In every class I try to provide my students with real issues that I am currently addressing in my practice or that I have experienced at one time or another. Sometimes this means that I will project on the white board documents produced by lawyers at well-known law firms and ask my students to critique the work. It is valuable for them to see that as law students they can find issues with the work of experienced lawyers. It evens the playing field for them.”
Gilbert Rothenberg ’75
Acting Deputy Assistant Attorney General, Tax Division, U.S. Department of Justice
“I like teaching at AUWCL because the law school places extraordinary importance on the quality of classroom instruction and emphasizes the role (both positive and negative) that government plays in our legal system. Teaching law enables me to help students understand how laws are made, how they are interpreted, and how they can be challenged in appropriate venues.

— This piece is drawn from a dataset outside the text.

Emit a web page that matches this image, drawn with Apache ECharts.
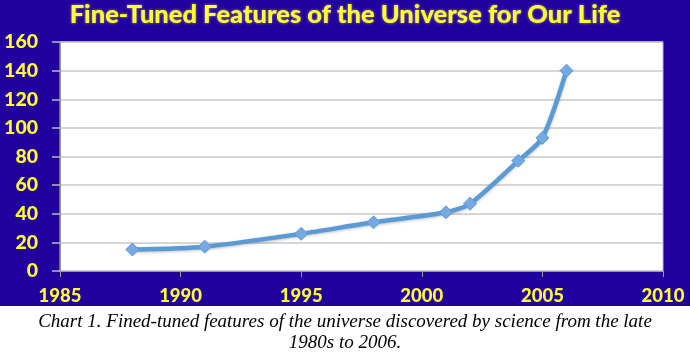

Teaching also gives me the opportunity to demonstrate that there can be “passion” in any area of the law – even tax law.
The best advice in this regard is to master the skill of crafting, both in writing and orally, a position that is not only legally correct, but also logically sound. Students often don’t realize that logic alone can sometimes carry the day, since legislators cannot anticipate every eventuality.”
Arnette “Art” Steele ’09
Founder, Law Offices of Arnette Steele, PLLC
“I love teaching “Wills, Trusts, and Estates” because it’s one legal issue that we all have to deal with at some point, whether personally or with a friend or family member. Because estate planning is so personal, I incorporate real-life examples of why the cases we read in class end up in court and explain the practical and procedural aspects of administering an estate.”
Her advice to law students: “Never be afraid to challenge the norms and be confident – you have the tools to change the world!”